Pull out every line in the data that has the string "this" in it.

DATA ENTRIES:
◇ ◇ ◇ ◇ ◇ ◇ ◇

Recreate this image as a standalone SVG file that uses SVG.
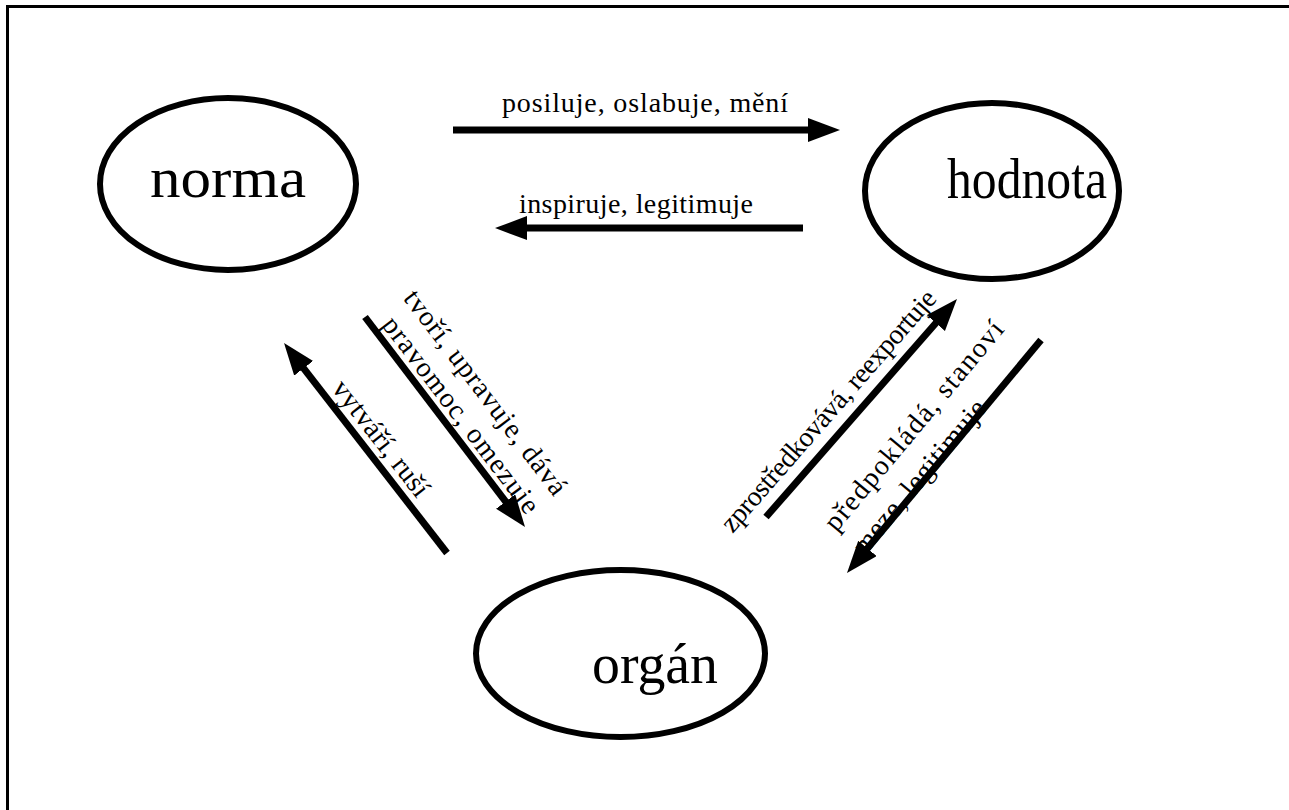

◇ ◇ ◇ ◇ ◇ ◇ ◇

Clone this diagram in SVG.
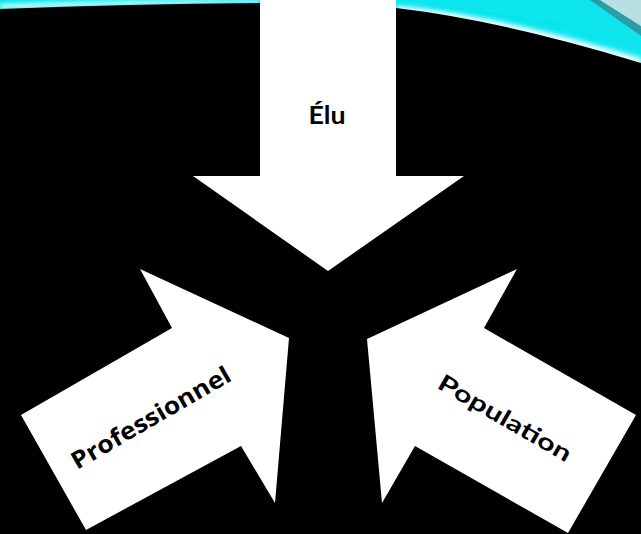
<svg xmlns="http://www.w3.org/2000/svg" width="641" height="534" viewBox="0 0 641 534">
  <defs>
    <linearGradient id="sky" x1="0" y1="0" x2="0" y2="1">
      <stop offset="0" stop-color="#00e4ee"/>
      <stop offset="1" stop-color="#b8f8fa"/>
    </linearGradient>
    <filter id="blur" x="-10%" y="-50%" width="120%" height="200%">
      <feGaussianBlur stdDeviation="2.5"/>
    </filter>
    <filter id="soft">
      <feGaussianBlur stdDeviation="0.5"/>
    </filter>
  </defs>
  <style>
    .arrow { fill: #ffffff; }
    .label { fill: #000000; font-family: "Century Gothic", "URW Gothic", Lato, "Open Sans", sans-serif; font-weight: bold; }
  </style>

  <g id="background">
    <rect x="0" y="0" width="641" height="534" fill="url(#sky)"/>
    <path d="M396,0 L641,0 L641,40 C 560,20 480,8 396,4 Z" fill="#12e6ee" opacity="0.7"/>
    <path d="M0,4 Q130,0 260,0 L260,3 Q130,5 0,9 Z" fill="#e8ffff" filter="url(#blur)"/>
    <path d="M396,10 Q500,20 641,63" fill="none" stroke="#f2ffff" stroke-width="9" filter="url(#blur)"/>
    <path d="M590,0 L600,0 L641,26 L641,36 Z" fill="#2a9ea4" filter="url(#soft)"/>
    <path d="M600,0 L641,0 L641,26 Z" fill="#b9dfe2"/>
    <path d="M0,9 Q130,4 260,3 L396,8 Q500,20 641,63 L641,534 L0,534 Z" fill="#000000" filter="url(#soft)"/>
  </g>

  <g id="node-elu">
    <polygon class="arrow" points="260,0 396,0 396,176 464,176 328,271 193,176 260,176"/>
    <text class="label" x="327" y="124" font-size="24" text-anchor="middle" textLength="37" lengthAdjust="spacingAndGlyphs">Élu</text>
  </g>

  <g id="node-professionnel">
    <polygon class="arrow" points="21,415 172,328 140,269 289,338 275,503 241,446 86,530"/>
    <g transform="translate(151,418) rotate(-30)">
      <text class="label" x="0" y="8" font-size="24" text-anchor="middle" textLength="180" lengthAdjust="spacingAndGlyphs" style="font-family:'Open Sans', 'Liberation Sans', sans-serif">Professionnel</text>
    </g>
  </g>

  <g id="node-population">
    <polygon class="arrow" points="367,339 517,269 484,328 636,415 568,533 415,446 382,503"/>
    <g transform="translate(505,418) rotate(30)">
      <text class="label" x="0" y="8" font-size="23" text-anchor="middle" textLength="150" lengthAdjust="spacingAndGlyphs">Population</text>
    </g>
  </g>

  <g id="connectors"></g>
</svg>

◇ ◇ ◇ ◇ ◇ ◇ ◇

EXERCISE RESPONSE:
Recreate this image as a standalone SVG file that uses SVG.
Clone this diagram in SVG.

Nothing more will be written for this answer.